--- START OF Available data ---

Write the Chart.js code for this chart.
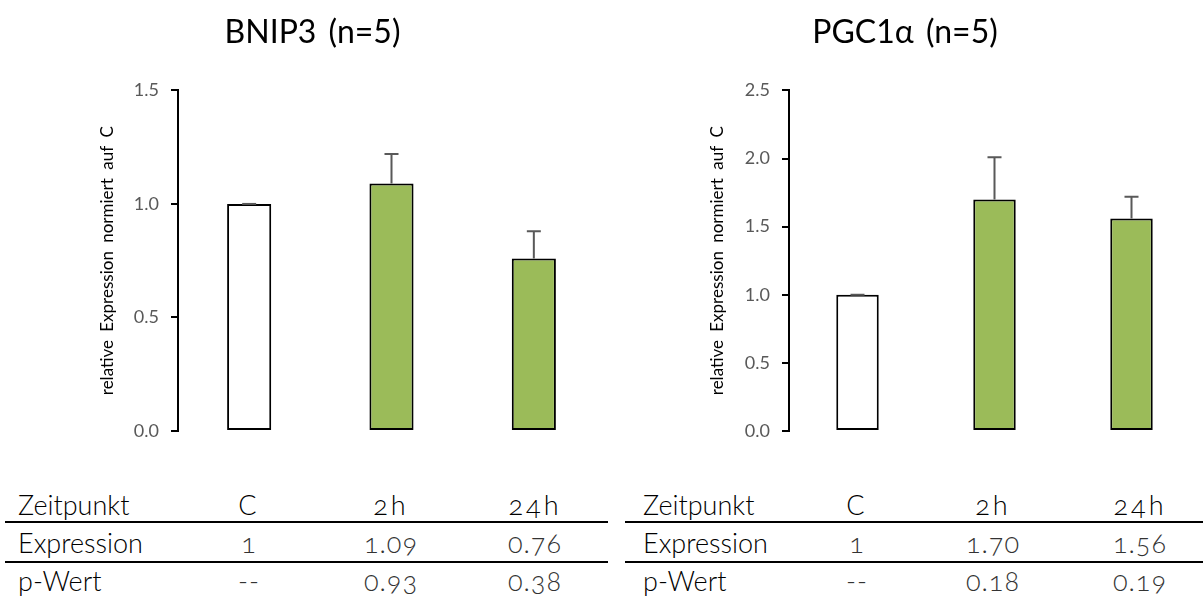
<!DOCTYPE html>
<html>
<head>
<meta charset="utf-8">
<script src="https://cdn.jsdelivr.net/npm/chart.js"></script>
<style>
  body { margin: 0; background: #fff; font-family: Lato, "Open Sans", sans-serif; }
  #page { position: relative; width: 1203px; height: 596px; overflow: hidden; }
  .plot { position: absolute; top: 0; }
  .tbl { position: absolute; top: 486px; font-size: 27px; }
  .cell { position: absolute; white-space: nowrap; line-height: 38px; height: 38px; }
  .head { color: #000; font-weight: 300; }
  .num { color: #333; font-weight: 300; transform: translateX(-50%); font-variant-numeric: oldstyle-nums; letter-spacing: 1px; }
  .rule { position: absolute; height: 2px; background: #000; }
</style>
</head>
<body>
<div id="page">
  <div class="plot" style="left:0;width:610px;height:460px"><canvas id="bnip"></canvas></div>
  <div class="plot" style="left:610px;width:593px;height:460px"><canvas id="pgc"></canvas></div>
  <div class="tbl" id="tblBnip" style="left:0;width:610px"></div>
  <div class="tbl" id="tblPgc" style="left:610px;width:593px"></div>
</div>
<script>
// time points
const timepoints = ['C', '2h', '24h'];

// BNIP3
const bnipExpression = [1, 1.09, 0.76];
const bnipSD = [0, 0.13, 0.12];
const bnipP = ['--', '0.93', '0.38'];

// PGC1alpha
const pgcExpression = [1, 1.70, 1.56];
const pgcSD = [0, 0.31, 0.16];
const pgcP = ['--', '0.18', '0.19'];

const barColors = ['#ffffff', '#9bbb59', '#9bbb59'];

// draws the upper error whisker on every bar
const errorBars = {
  id: 'errorBars',
  beforeDraw(chart) {
    // a bit more room between words, axis title looks cramped otherwise
    chart.ctx.wordSpacing = '4px';
  },
  afterDatasetsDraw(chart) {
    const sd = chart.options.plugins.errorBars.sd;
    const ys = chart.scales.y;
    const ctx = chart.ctx;
    const meta = chart.getDatasetMeta(0);
    const vals = chart.data.datasets[0].data;
    ctx.save();
    ctx.strokeStyle = '#595959';
    ctx.lineWidth = 2;
    meta.data.forEach((bar, i) => {
      const y0 = ys.getPixelForValue(vals[i]);
      const y1 = ys.getPixelForValue(vals[i] + sd[i]);
      ctx.beginPath();
      ctx.moveTo(bar.x, y0);
      ctx.lineTo(bar.x, y1);
      ctx.moveTo(bar.x - 7, y1);
      ctx.lineTo(bar.x + 7, y1);
      ctx.stroke();
    });
    ctx.restore();
  }
};

function makeChart(id, title, values, sd, yMax, padLeft, axisWidth, padRight) {
  return new Chart(document.getElementById(id), {
    type: 'bar',
    data: {
      labels: timepoints,
      datasets: [{
        data: values,
        backgroundColor: barColors,
        borderColor: '#000',
        borderWidth: 2,
        borderSkipped: false,
        barPercentage: 0.31,
        categoryPercentage: 1
      }]
    },
    options: {
      responsive: true,
      maintainAspectRatio: false,
      animation: false,
      layout: { padding: { left: padLeft, right: padRight, bottom: 21 } },
      plugins: {
        legend: { display: false },
        tooltip: { enabled: false },
        title: {
          display: true,
          text: title,
          color: '#000',
          font: { family: 'Lato', size: 32, weight: 'normal' },
          padding: { top: 13, bottom: 39 }
        },
        errorBars: { sd: sd }
      },
      scales: {
        x: {
          ticks: { display: false },
          grid: { display: false },
          border: { display: false }
        },
        y: {
          min: 0,
          max: yMax,
          afterFit(scale) { scale.width = axisWidth; },
          ticks: {
            stepSize: 0.5,
            color: '#595959',
            padding: 12,
            font: { family: 'Lato', size: 18 },
            callback: v => v.toFixed(1)
          },
          grid: { drawOnChartArea: false, drawTicks: true, tickLength: 7, color: '#000', lineWidth: 2 },
          border: { display: true, color: '#000', width: 2 },
          title: {
            display: true,
            text: 'relative Expression normiert auf C',
            color: '#000',
            font: { family: 'Lato', size: 17 },
            padding: { top: 97 - padLeft, bottom: 0 }
          }
        }
      }
    },
    plugins: [errorBars]
  });
}

makeChart('bnip', 'BNIP3 (n=5)', bnipExpression, bnipSD, 1.5, 20, 158, 5);
makeChart('pgc', 'PGC1α (n=5)', pgcExpression, pgcSD, 2.5, 0, 179, 3);

// summary table under each plot
function fmt(v) { return v === 1 ? '1' : v.toFixed(2); }

function makeTable(id, labelX, colX, ruleL, ruleR, values, pvals) {
  const el = document.getElementById(id);
  const rows = [
    ['Zeitpunkt', timepoints],
    ['Expression', values.map(fmt)],
    ['p-Wert', pvals]
  ];
  let html = '';
  rows.forEach((r, ri) => {
    const top = ri * 38;
    html += `<div class="cell head" style="left:${labelX}px;top:${top}px">${r[0]}</div>`;
    r[1].forEach((t, ci) => {
      const extra = ri === 0 ? ';color:#000;letter-spacing:3px' : '';
      html += `<div class="cell num" style="left:${colX[ci]}px;top:${top}px${extra}">${t}</div>`;
    });
  });
  html += `<div class="rule" style="left:${ruleL}px;width:${ruleR - ruleL}px;top:35px"></div>`;
  html += `<div class="rule" style="left:${ruleL}px;width:${ruleR - ruleL}px;top:75px"></div>`;
  el.innerHTML = html;
}

makeTable('tblBnip', 18, [249, 391, 535], 5, 608, bnipExpression, bnipP);
makeTable('tblPgc', 33, [247, 383, 530], 15, 593, pgcExpression, pgcP);
</script>
</body>
</html>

--- END OF Available data ---

◆ Task details
Without any pictures, reproduce the lines from the first one in the material through the line that has "const barColors = ['#ffffff', '#9bbb59', '#9bbb59'];", exactly as they appear.

◆ Task answer
Write the Chart.js code for this chart.
<!DOCTYPE html>
<html>
<head>
<meta charset="utf-8">
<script src="https://cdn.jsdelivr.net/npm/chart.js"></script>
<style>
  body { margin: 0; background: #fff; font-family: Lato, "Open Sans", sans-serif; }
  #page { position: relative; width: 1203px; height: 596px; overflow: hidden; }
  .plot { position: absolute; top: 0; }
  .tbl { position: absolute; top: 486px; font-size: 27px; }
  .cell { position: absolute; white-space: nowrap; line-height: 38px; height: 38px; }
  .head { color: #000; font-weight: 300; }
  .num { color: #333; font-weight: 300; transform: translateX(-50%); font-variant-numeric: oldstyle-nums; letter-spacing: 1px; }
  .rule { position: absolute; height: 2px; background: #000; }
</style>
</head>
<body>
<div id="page">
  <div class="plot" style="left:0;width:610px;height:460px"><canvas id="bnip"></canvas></div>
  <div class="plot" style="left:610px;width:593px;height:460px"><canvas id="pgc"></canvas></div>
  <div class="tbl" id="tblBnip" style="left:0;width:610px"></div>
  <div class="tbl" id="tblPgc" style="left:610px;width:593px"></div>
</div>
<script>
// time points
const timepoints = ['C', '2h', '24h'];

// BNIP3
const bnipExpression = [1, 1.09, 0.76];
const bnipSD = [0, 0.13, 0.12];
const bnipP = ['--', '0.93', '0.38'];

// PGC1alpha
const pgcExpression = [1, 1.70, 1.56];
const pgcSD = [0, 0.31, 0.16];
const pgcP = ['--', '0.18', '0.19'];

const barColors = ['#ffffff', '#9bbb59', '#9bbb59'];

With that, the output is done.